[Goal] Search the material below for the string "this" and extract each line that has it.

[The input]
★ ★ ★ ★ ★ ★ ★

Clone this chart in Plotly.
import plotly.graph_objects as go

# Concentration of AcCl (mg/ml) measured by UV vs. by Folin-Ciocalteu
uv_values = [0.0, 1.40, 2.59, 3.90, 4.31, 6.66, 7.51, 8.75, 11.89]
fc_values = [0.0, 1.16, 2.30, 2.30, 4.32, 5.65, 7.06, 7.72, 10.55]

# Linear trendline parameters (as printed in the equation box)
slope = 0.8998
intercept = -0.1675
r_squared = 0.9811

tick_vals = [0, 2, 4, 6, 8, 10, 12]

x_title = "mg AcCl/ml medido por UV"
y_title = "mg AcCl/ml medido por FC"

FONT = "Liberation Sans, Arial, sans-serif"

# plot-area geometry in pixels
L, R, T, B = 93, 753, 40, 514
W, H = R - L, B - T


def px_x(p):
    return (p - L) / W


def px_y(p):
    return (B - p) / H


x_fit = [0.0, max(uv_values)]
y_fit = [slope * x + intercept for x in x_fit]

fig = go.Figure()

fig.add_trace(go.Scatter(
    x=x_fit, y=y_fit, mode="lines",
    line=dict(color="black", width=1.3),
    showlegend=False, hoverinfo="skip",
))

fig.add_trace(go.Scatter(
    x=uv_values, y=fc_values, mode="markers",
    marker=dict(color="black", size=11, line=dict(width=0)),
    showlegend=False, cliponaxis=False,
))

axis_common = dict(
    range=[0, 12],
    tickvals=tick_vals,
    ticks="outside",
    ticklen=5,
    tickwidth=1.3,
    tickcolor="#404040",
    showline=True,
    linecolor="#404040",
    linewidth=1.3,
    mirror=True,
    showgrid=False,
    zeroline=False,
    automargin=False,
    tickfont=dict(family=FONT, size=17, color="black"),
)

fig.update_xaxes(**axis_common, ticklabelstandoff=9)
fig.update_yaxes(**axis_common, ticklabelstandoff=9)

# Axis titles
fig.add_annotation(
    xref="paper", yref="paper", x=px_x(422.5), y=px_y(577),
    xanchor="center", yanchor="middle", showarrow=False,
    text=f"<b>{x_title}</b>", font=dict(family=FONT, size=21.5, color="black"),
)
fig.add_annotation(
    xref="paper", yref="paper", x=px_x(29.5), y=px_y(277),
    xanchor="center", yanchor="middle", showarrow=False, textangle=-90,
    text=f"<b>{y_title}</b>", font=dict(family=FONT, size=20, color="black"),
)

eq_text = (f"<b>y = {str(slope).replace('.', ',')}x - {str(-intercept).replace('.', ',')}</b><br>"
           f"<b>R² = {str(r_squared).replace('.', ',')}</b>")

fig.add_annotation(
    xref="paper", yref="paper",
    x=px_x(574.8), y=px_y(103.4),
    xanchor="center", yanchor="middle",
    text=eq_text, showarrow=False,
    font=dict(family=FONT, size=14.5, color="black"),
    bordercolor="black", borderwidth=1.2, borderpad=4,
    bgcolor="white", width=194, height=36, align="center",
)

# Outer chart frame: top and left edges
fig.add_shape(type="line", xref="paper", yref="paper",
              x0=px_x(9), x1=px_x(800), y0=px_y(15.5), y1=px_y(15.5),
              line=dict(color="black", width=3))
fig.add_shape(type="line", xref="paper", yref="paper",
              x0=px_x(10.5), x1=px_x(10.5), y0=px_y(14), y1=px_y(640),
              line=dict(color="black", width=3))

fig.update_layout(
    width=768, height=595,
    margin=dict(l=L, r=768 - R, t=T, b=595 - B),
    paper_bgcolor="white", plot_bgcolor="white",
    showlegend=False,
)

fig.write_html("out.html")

★ ★ ★ ★ ★ ★ ★

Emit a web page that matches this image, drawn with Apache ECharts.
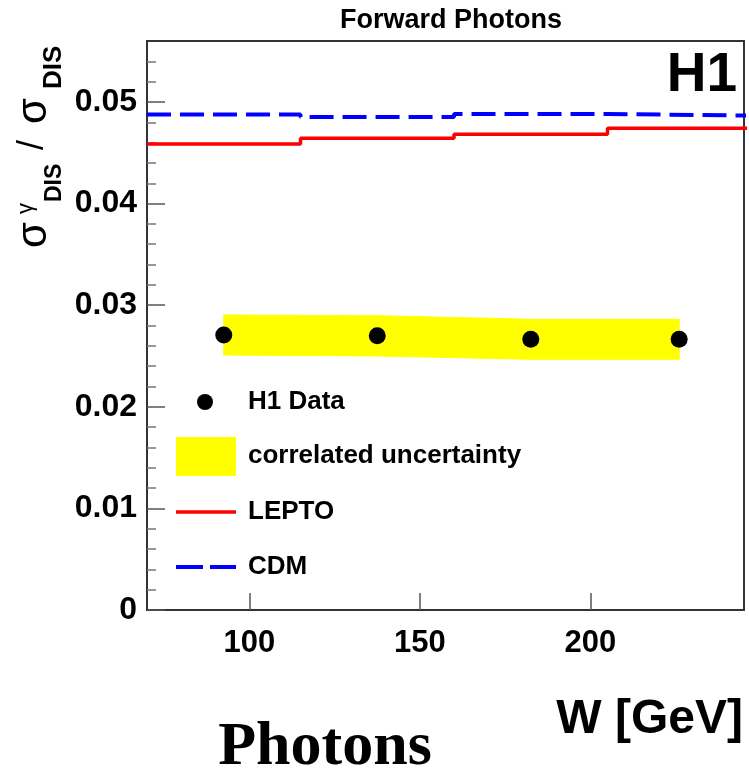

★ ★ ★ ★ ★ ★ ★

[Reply]
Clone this chart in Plotly.
Emit a web page that matches this image, drawn with Apache ECharts.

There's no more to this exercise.